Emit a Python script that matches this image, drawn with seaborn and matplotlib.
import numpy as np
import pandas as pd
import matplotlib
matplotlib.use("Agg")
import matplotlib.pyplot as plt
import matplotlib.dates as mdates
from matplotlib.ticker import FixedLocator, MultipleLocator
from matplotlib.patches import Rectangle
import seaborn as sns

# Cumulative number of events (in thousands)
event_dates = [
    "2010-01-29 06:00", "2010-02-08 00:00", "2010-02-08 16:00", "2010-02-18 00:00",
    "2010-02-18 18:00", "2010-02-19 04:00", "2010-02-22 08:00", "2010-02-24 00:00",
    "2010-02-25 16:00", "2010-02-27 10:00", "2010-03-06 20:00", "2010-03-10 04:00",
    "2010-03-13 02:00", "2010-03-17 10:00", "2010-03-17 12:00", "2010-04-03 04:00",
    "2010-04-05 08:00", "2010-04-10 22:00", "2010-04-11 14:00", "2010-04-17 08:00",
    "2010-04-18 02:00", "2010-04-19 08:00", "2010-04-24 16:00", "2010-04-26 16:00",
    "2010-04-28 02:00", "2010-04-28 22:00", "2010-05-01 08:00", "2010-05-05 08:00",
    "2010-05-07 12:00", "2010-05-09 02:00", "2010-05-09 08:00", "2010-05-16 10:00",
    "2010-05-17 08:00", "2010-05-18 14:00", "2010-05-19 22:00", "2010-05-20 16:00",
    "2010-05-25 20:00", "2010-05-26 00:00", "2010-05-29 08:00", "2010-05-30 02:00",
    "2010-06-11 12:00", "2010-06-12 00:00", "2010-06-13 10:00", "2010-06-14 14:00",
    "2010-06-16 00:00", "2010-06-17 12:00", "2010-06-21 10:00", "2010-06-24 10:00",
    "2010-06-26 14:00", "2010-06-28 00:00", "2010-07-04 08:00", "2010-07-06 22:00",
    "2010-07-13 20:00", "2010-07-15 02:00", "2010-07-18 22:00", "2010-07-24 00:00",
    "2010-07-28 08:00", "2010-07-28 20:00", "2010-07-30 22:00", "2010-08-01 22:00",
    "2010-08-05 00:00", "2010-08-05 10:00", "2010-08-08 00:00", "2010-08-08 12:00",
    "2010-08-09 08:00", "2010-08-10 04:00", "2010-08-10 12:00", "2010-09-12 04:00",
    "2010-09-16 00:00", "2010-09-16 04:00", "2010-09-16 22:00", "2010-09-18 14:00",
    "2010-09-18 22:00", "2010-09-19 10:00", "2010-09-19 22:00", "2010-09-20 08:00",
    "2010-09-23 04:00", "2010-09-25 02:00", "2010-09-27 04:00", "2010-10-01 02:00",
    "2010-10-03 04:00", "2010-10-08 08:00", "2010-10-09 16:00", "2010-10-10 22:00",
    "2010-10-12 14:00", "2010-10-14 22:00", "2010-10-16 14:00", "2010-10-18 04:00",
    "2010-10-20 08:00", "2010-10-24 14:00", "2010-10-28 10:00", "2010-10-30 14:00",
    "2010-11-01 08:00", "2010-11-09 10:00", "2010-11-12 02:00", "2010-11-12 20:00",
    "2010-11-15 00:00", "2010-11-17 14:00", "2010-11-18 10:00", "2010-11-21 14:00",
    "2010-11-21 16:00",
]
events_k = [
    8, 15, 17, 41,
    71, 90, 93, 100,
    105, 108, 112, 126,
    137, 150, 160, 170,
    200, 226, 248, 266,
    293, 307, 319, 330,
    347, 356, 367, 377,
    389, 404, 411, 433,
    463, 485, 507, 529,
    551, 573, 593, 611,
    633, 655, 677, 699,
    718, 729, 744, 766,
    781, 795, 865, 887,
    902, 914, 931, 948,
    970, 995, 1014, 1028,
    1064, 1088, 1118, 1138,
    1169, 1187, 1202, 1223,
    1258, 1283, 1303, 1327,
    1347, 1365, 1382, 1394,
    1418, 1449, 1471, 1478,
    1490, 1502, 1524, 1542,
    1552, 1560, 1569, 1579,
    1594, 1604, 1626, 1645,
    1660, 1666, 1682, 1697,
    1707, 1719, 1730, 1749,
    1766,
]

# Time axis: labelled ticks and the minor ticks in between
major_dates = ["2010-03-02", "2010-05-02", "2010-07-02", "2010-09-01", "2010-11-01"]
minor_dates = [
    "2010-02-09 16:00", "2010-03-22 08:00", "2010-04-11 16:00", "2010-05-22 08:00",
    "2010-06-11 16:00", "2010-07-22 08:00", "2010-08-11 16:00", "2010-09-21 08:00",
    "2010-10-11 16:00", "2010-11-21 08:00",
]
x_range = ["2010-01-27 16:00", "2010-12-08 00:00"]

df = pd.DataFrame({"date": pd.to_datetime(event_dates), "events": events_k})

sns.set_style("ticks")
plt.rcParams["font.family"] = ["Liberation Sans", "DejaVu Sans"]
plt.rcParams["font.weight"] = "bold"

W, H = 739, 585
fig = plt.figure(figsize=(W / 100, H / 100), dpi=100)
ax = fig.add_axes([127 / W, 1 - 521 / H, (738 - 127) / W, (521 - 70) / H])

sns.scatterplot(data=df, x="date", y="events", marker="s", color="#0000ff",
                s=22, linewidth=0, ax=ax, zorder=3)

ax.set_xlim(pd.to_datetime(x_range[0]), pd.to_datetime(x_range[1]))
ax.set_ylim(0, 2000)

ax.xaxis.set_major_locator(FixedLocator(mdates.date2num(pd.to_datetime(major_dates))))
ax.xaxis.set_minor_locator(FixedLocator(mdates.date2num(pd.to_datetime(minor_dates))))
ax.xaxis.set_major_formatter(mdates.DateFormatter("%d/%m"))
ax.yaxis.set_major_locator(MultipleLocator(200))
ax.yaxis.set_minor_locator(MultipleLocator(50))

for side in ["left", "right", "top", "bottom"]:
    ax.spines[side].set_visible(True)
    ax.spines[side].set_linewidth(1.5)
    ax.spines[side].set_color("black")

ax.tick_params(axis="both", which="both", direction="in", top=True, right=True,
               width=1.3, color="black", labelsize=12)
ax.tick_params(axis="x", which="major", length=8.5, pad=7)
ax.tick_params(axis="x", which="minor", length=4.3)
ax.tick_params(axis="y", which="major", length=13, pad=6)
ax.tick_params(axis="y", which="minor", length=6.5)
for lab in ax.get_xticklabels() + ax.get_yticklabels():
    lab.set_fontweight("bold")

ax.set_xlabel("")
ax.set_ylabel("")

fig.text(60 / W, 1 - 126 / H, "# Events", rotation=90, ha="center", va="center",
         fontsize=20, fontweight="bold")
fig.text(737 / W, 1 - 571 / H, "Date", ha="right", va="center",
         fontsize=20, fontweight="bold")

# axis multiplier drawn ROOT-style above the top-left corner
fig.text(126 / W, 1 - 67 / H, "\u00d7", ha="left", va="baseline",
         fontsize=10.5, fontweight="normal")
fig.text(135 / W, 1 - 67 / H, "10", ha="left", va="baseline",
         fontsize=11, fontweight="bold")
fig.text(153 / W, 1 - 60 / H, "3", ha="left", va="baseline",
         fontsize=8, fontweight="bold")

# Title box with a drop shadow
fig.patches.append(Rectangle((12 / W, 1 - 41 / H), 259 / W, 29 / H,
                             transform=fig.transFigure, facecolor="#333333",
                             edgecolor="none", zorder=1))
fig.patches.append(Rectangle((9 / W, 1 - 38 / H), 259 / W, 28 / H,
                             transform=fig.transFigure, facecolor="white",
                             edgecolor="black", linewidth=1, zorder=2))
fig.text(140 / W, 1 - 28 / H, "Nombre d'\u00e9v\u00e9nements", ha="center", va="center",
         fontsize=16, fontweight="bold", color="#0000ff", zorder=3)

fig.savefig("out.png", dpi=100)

* * *

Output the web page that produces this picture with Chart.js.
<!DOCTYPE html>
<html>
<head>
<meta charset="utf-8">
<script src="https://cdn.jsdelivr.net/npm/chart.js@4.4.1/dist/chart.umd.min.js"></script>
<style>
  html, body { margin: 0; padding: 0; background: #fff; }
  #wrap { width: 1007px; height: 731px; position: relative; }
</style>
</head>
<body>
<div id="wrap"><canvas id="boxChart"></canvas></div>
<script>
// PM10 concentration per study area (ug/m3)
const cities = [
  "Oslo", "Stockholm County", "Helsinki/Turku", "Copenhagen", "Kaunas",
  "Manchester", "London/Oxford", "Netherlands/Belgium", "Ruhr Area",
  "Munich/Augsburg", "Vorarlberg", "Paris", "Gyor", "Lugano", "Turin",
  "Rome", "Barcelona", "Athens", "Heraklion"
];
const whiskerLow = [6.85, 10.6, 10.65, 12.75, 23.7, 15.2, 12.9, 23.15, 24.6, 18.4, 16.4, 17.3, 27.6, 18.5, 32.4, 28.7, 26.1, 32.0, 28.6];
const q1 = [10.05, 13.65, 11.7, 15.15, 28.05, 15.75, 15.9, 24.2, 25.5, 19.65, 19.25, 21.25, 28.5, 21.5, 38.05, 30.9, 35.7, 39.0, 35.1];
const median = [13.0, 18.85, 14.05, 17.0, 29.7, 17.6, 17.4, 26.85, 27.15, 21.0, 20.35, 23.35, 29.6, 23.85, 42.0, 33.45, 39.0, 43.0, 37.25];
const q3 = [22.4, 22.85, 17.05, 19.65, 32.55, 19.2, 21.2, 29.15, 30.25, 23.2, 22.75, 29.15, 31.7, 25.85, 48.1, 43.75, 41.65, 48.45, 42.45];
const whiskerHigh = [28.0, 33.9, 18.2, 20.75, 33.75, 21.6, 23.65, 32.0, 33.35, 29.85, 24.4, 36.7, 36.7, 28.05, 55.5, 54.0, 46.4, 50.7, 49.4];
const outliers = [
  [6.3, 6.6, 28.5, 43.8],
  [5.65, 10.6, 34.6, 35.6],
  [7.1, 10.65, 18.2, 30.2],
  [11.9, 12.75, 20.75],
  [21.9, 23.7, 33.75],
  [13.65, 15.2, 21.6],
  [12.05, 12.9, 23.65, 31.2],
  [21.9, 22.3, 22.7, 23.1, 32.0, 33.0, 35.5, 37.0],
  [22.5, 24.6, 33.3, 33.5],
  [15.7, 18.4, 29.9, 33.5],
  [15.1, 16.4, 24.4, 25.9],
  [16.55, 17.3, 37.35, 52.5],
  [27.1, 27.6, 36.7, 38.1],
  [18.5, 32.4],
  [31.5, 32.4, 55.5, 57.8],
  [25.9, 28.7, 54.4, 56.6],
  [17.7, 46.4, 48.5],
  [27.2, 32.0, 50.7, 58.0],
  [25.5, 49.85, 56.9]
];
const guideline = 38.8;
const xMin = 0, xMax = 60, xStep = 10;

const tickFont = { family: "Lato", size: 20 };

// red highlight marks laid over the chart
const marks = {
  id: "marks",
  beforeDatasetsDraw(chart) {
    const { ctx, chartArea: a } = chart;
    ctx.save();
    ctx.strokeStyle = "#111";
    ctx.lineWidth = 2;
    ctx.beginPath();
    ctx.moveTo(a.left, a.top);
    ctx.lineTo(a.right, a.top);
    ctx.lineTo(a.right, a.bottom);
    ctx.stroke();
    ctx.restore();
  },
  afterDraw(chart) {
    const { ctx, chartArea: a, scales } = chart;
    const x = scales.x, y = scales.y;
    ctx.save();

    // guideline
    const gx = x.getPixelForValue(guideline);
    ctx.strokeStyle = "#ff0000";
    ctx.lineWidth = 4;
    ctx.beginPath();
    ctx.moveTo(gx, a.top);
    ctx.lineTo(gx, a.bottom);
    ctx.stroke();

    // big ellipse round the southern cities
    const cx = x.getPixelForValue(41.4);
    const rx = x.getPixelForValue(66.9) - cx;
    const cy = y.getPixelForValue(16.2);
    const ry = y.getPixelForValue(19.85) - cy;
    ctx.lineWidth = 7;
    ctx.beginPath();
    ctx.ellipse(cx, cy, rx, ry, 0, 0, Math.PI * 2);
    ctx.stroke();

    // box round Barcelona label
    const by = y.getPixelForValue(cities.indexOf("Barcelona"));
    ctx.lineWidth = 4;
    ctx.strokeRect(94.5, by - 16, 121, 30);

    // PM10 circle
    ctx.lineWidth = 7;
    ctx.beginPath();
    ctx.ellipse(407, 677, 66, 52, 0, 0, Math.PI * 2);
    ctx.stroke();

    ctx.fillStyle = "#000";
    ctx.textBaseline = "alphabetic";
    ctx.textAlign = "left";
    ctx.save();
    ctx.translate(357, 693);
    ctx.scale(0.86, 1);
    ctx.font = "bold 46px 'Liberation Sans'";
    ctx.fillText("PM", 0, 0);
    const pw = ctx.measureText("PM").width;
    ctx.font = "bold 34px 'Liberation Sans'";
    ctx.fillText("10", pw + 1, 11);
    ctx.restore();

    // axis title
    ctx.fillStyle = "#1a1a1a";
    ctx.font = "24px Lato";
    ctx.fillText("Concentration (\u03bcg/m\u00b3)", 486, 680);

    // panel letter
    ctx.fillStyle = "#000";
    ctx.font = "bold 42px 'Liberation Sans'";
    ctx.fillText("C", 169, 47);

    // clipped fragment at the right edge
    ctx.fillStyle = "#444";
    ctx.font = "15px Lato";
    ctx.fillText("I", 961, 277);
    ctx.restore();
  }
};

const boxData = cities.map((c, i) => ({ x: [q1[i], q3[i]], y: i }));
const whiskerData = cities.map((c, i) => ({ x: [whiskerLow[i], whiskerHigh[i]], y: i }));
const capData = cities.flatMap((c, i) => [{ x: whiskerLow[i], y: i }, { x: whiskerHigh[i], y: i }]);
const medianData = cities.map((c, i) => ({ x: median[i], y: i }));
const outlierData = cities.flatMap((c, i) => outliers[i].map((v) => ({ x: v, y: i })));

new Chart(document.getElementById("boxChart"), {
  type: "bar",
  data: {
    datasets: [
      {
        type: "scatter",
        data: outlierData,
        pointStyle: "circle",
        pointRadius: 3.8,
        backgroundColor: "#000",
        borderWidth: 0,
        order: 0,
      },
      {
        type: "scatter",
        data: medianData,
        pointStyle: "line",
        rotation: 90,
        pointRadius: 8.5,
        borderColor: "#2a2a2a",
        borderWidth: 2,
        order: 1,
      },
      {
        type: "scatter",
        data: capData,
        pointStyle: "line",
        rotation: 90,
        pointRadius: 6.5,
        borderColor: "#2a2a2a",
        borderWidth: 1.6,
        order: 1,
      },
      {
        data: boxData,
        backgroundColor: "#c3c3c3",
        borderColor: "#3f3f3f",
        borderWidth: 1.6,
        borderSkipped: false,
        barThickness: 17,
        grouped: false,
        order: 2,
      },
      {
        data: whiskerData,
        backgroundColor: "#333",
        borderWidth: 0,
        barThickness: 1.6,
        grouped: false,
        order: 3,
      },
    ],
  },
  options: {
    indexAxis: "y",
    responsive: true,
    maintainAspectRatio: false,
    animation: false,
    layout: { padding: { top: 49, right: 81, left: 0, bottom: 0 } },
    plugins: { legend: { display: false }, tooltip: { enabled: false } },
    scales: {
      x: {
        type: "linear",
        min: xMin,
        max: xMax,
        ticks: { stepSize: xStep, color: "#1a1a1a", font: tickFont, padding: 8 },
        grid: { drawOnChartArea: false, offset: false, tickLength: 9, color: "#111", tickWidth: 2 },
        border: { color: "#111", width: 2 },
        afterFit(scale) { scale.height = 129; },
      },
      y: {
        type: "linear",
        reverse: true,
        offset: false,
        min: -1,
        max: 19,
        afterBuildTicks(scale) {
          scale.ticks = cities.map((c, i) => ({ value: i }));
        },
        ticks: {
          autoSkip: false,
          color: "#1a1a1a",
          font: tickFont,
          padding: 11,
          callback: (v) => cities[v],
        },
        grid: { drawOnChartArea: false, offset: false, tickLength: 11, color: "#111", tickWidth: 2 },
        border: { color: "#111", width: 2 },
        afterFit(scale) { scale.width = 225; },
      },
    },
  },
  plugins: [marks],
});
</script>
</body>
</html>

---

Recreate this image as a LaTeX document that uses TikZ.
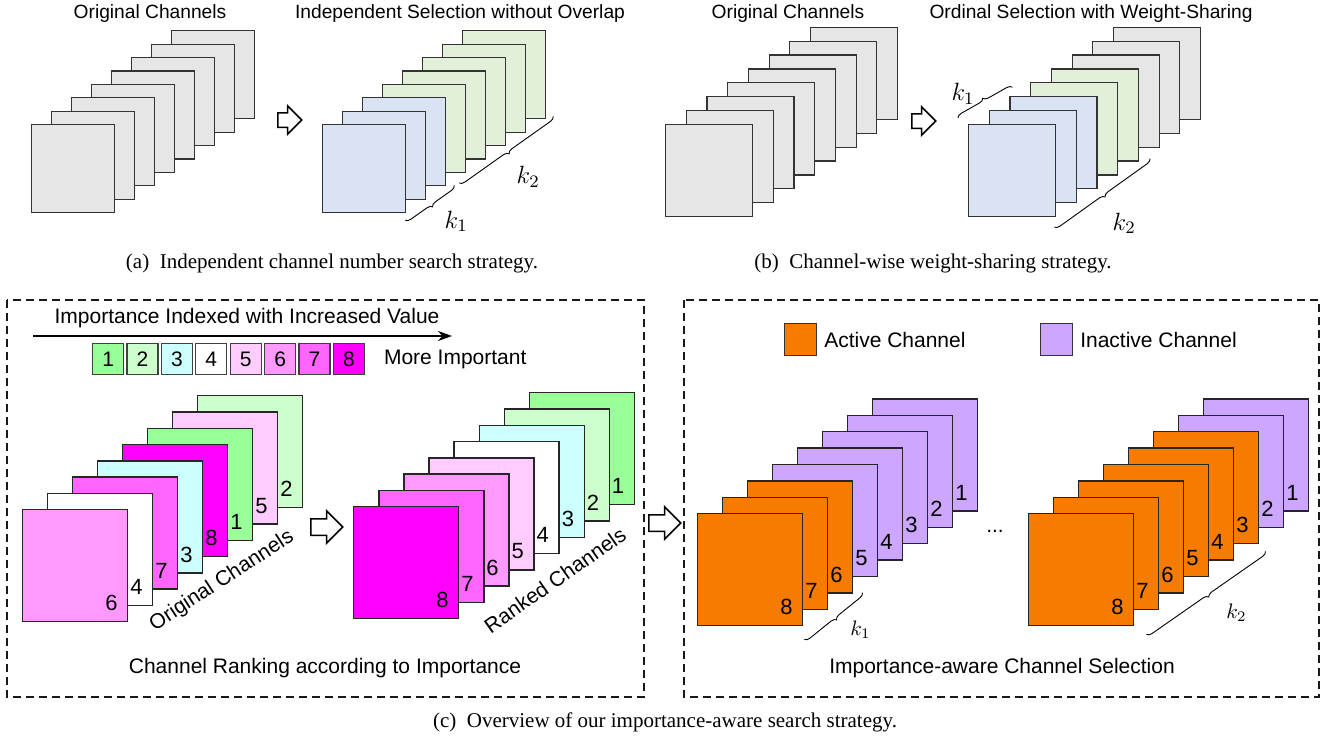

## [EXERCISE DETAILS]
From the records above, quote only the lines running from the line with "Emit a Python" to the line with "import seaborn as sns", both lines included.

## [THE COMPLETED TASK]
Emit a Python script that matches this image, drawn with seaborn and matplotlib.
import numpy as np
import pandas as pd
import matplotlib
matplotlib.use("Agg")
import matplotlib.pyplot as plt
import matplotlib.dates as mdates
from matplotlib.ticker import FixedLocator, MultipleLocator
from matplotlib.patches import Rectangle
import seaborn as sns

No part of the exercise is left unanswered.